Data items

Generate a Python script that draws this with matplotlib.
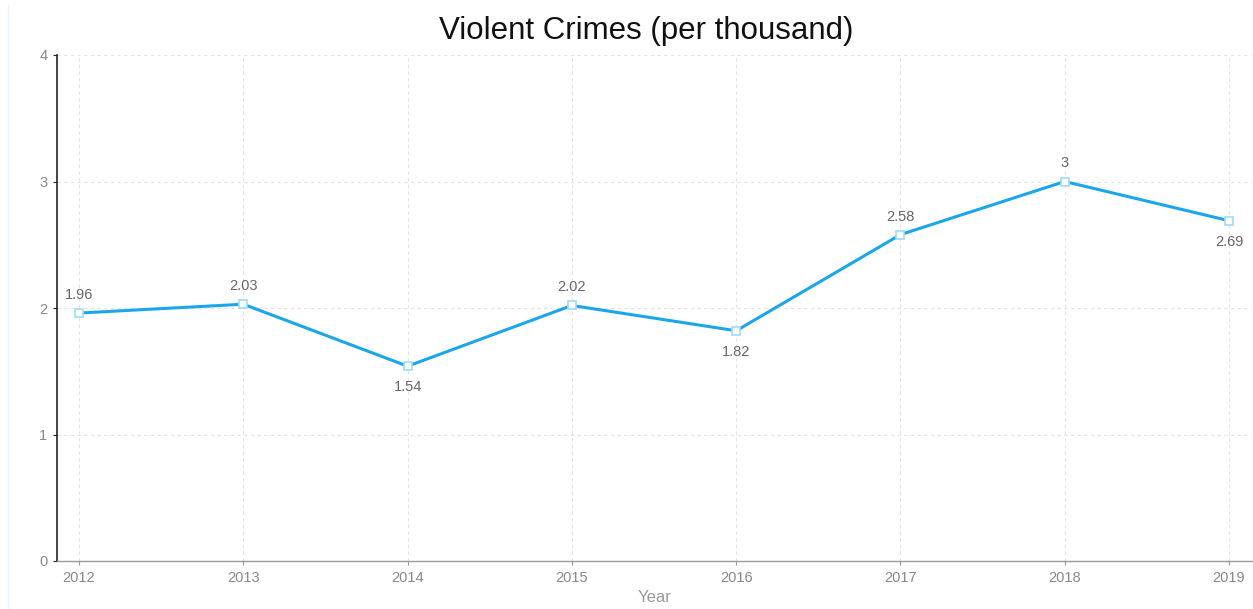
import matplotlib
matplotlib.use("Agg")
import matplotlib.pyplot as plt
from matplotlib.lines import Line2D

plt.rcParams['font.family'] = ['Liberation Sans', 'DejaVu Sans']

years = [2012, 2013, 2014, 2015, 2016, 2017, 2018, 2019]
values = [1.96, 2.03, 1.54, 2.02, 1.82, 2.58, 3.0, 2.69]
labels = ["1.96", "2.03", "1.54", "2.02", "1.82", "2.58", "3", "2.69"]
label_pos = ["above", "above", "below", "above", "below", "above", "above", "below"]
yticks = [0, 1, 2, 3, 4]

fig = plt.figure(figsize=(12.53, 6.09), dpi=100)
ax = fig.add_axes([57/1253, 48/609, (1252-57)/1253, (561-55)/609])

ax.plot(years, values, color="#1ba6ec", lw=2.2, marker="s", ms=5.5,
        markerfacecolor="white", markeredgecolor="#9fdcf7", markeredgewidth=1.2, zorder=3)

for x, y, t, p in zip(years, values, labels, label_pos):
    off = 8 if p == "above" else -10
    ax.annotate(t, (x, y), xytext=(0, off), textcoords="offset points",
                ha="center", va="bottom" if p == "above" else "top",
                fontsize=10.5, color="#666666")

ax.set_xlim(2011.866, 2019.14)
ax.set_ylim(0, 4)
ax.set_xticks(years)
ax.set_xticklabels([str(y) for y in years])
ax.set_yticks(yticks)
ax.grid(True, color="#e3e3e3", linestyle=(0, (3, 3)), lw=0.8)
ax.set_axisbelow(True)

for s in ["top", "right"]:
    ax.spines[s].set_visible(False)
ax.spines["left"].set_color("#222222")
ax.spines["left"].set_linewidth(1.2)
ax.spines["bottom"].set_color("#999999")
ax.spines["bottom"].set_linewidth(1.0)

ax.tick_params(axis="both", colors="#888888", labelsize=10.5, length=3)
ax.tick_params(axis="y", color="#222222", pad=4)
ax.tick_params(axis="x", color="#999999", pad=4)

ax.set_xlabel("Year", fontsize=12, color="#999999", labelpad=4)

fig.text(646/1253, 1 - 31/609, "Violent Crimes (per thousand)", ha="center", va="center",
         fontsize=22.5, color="#111111")

fig.add_artist(Line2D([8/1253, 8/1253], [0, 1 - 5/609], transform=fig.transFigure,
                      color="#e6f3fa", lw=1))

fig.savefig("out.png", dpi=100)
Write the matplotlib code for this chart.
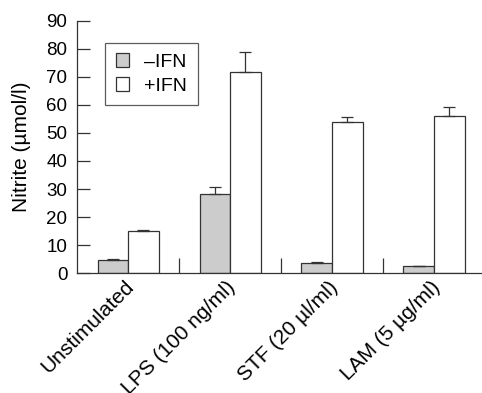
import numpy as np
import matplotlib.pyplot as plt
import matplotlib.transforms as mtransforms
from matplotlib.ticker import FixedLocator

plt.rcParams['font.family'] = ['Liberation Sans', 'DejaVu Sans']

categories = ['Unstimulated', 'LPS (100 ng/ml)', 'STF (20 \u00b5l/ml)', 'LAM (5 \u00b5g/ml)']
minus_ifn = [4.8, 28.1, 3.7, 2.6]
minus_err = [0.3, 2.8, 0.4, 0.0]
plus_ifn = [15.0, 71.9, 54.0, 56.0]
plus_err = [0.5, 6.9, 1.8, 3.4]

fig = plt.figure(figsize=(4.82, 3.93), dpi=100)
ax = fig.add_axes([0.16, 0.305, 0.84, 0.642])

x = np.arange(len(categories))
w = 0.3
edge = '#333333'
ax.bar(x - w / 2, minus_ifn, w, color='#cccccc', edgecolor=edge, linewidth=0.9,
       yerr=[np.zeros(4), minus_err], capsize=4.5,
       error_kw=dict(elinewidth=0.9, capthick=0.9, ecolor=edge), label='\u2013IFN')
ax.bar(x + w / 2, plus_ifn, w, color='white', edgecolor=edge, linewidth=0.9,
       yerr=[np.zeros(4), plus_err], capsize=4.5,
       error_kw=dict(elinewidth=0.9, capthick=0.9, ecolor=edge), label='+IFN')

ax.set_xlim(-0.5, 3.47)
ax.set_ylim(0, 90)
ax.set_yticks(range(0, 91, 10))
ax.set_xticks(x)
ax.set_xticklabels(categories, rotation=45, ha='right', va='top', rotation_mode='anchor')
ax.xaxis.set_minor_locator(FixedLocator([0.5, 1.5, 2.5]))
ax.tick_params(axis='x', which='major', length=0, pad=3, labelsize=15)
ax.tick_params(axis='x', which='minor', direction='in', length=11, width=0.9, color=edge)
ax.tick_params(axis='y', direction='in', length=9.5, width=0.9, color=edge, labelsize=13.5, pad=7)

# nudge the rotated labels a little to the left
shift = mtransforms.ScaledTranslation(-4 / 100, 0, fig.dpi_scale_trans)
for lbl in ax.get_xticklabels():
    lbl.set_transform(lbl.get_transform() + shift)

for s in ['top', 'right']:
    ax.spines[s].set_visible(False)
for s in ['left', 'bottom']:
    ax.spines[s].set_color(edge)
    ax.spines[s].set_linewidth(0.9)

ax.set_ylabel('Nitrite (\u00b5mol/l)', fontsize=15, labelpad=11)

leg = ax.legend(loc='upper left', bbox_to_anchor=(0.069, 0.913), borderaxespad=0, fontsize=14,
                frameon=True, fancybox=False, edgecolor=edge, handlelength=0.7,
                handleheight=0.7, handletextpad=0.75, borderpad=0.55, labelspacing=0.3)
leg.get_frame().set_linewidth(0.9)

fig.savefig('out.png', dpi=100)
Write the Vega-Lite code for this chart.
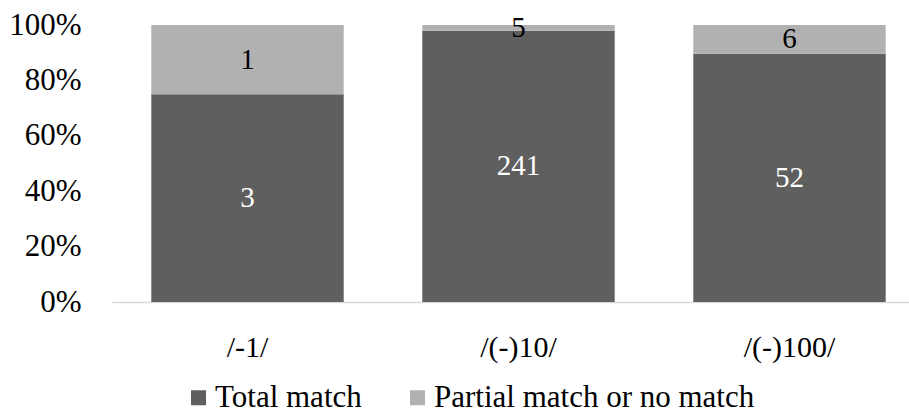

_Exercise task_. Copy each line in full and exactly, omitting any picture.

_Correct response_.
Generate a Python script that draws this with matplotlib.
import matplotlib
matplotlib.use("Agg")
import matplotlib.pyplot as plt
from matplotlib.lines import Line2D

plt.rcParams['font.family'] = ['Liberation Sans', 'DejaVu Sans']

years = [2012, 2013, 2014, 2015, 2016, 2017, 2018, 2019]
values = [1.96, 2.03, 1.54, 2.02, 1.82, 2.58, 3.0, 2.69]
labels = ["1.96", "2.03", "1.54", "2.02", "1.82", "2.58", "3", "2.69"]
label_pos = ["above", "above", "below", "above", "below", "above", "above", "below"]
yticks = [0, 1, 2, 3, 4]

fig = plt.figure(figsize=(12.53, 6.09), dpi=100)
ax = fig.add_axes([57/1253, 48/609, (1252-57)/1253, (561-55)/609])

ax.plot(years, values, color="#1ba6ec", lw=2.2, marker="s", ms=5.5,
        markerfacecolor="white", markeredgecolor="#9fdcf7", markeredgewidth=1.2, zorder=3)

for x, y, t, p in zip(years, values, labels, label_pos):
    off = 8 if p == "above" else -10
    ax.annotate(t, (x, y), xytext=(0, off), textcoords="offset points",
                ha="center", va="bottom" if p == "above" else "top",
                fontsize=10.5, color="#666666")

ax.set_xlim(2011.866, 2019.14)
ax.set_ylim(0, 4)
ax.set_xticks(years)
ax.set_xticklabels([str(y) for y in years])
ax.set_yticks(yticks)
ax.grid(True, color="#e3e3e3", linestyle=(0, (3, 3)), lw=0.8)
ax.set_axisbelow(True)

for s in ["top", "right"]:
    ax.spines[s].set_visible(False)
ax.spines["left"].set_color("#222222")
ax.spines["left"].set_linewidth(1.2)
ax.spines["bottom"].set_color("#999999")
ax.spines["bottom"].set_linewidth(1.0)

ax.tick_params(axis="both", colors="#888888", labelsize=10.5, length=3)
ax.tick_params(axis="y", color="#222222", pad=4)
ax.tick_params(axis="x", color="#999999", pad=4)

ax.set_xlabel("Year", fontsize=12, color="#999999", labelpad=4)

fig.text(646/1253, 1 - 31/609, "Violent Crimes (per thousand)", ha="center", va="center",
         fontsize=22.5, color="#111111")

fig.add_artist(Line2D([8/1253, 8/1253], [0, 1 - 5/609], transform=fig.transFigure,
                      color="#e6f3fa", lw=1))

fig.savefig("out.png", dpi=100)
Write the matplotlib code for this chart.
import numpy as np
import matplotlib.pyplot as plt
import matplotlib.transforms as mtransforms
from matplotlib.ticker import FixedLocator

plt.rcParams['font.family'] = ['Liberation Sans', 'DejaVu Sans']

categories = ['Unstimulated', 'LPS (100 ng/ml)', 'STF (20 \u00b5l/ml)', 'LAM (5 \u00b5g/ml)']
minus_ifn = [4.8, 28.1, 3.7, 2.6]
minus_err = [0.3, 2.8, 0.4, 0.0]
plus_ifn = [15.0, 71.9, 54.0, 56.0]
plus_err = [0.5, 6.9, 1.8, 3.4]

fig = plt.figure(figsize=(4.82, 3.93), dpi=100)
ax = fig.add_axes([0.16, 0.305, 0.84, 0.642])

x = np.arange(len(categories))
w = 0.3
edge = '#333333'
ax.bar(x - w / 2, minus_ifn, w, color='#cccccc', edgecolor=edge, linewidth=0.9,
       yerr=[np.zeros(4), minus_err], capsize=4.5,
       error_kw=dict(elinewidth=0.9, capthick=0.9, ecolor=edge), label='\u2013IFN')
ax.bar(x + w / 2, plus_ifn, w, color='white', edgecolor=edge, linewidth=0.9,
       yerr=[np.zeros(4), plus_err], capsize=4.5,
       error_kw=dict(elinewidth=0.9, capthick=0.9, ecolor=edge), label='+IFN')

ax.set_xlim(-0.5, 3.47)
ax.set_ylim(0, 90)
ax.set_yticks(range(0, 91, 10))
ax.set_xticks(x)
ax.set_xticklabels(categories, rotation=45, ha='right', va='top', rotation_mode='anchor')
ax.xaxis.set_minor_locator(FixedLocator([0.5, 1.5, 2.5]))
ax.tick_params(axis='x', which='major', length=0, pad=3, labelsize=15)
ax.tick_params(axis='x', which='minor', direction='in', length=11, width=0.9, color=edge)
ax.tick_params(axis='y', direction='in', length=9.5, width=0.9, color=edge, labelsize=13.5, pad=7)

# nudge the rotated labels a little to the left
shift = mtransforms.ScaledTranslation(-4 / 100, 0, fig.dpi_scale_trans)
for lbl in ax.get_xticklabels():
    lbl.set_transform(lbl.get_transform() + shift)

for s in ['top', 'right']:
    ax.spines[s].set_visible(False)
for s in ['left', 'bottom']:
    ax.spines[s].set_color(edge)
    ax.spines[s].set_linewidth(0.9)

ax.set_ylabel('Nitrite (\u00b5mol/l)', fontsize=15, labelpad=11)

leg = ax.legend(loc='upper left', bbox_to_anchor=(0.069, 0.913), borderaxespad=0, fontsize=14,
                frameon=True, fancybox=False, edgecolor=edge, handlelength=0.7,
                handleheight=0.7, handletextpad=0.75, borderpad=0.55, labelspacing=0.3)
leg.get_frame().set_linewidth(0.9)

fig.savefig('out.png', dpi=100)
Write the Vega-Lite code for this chart.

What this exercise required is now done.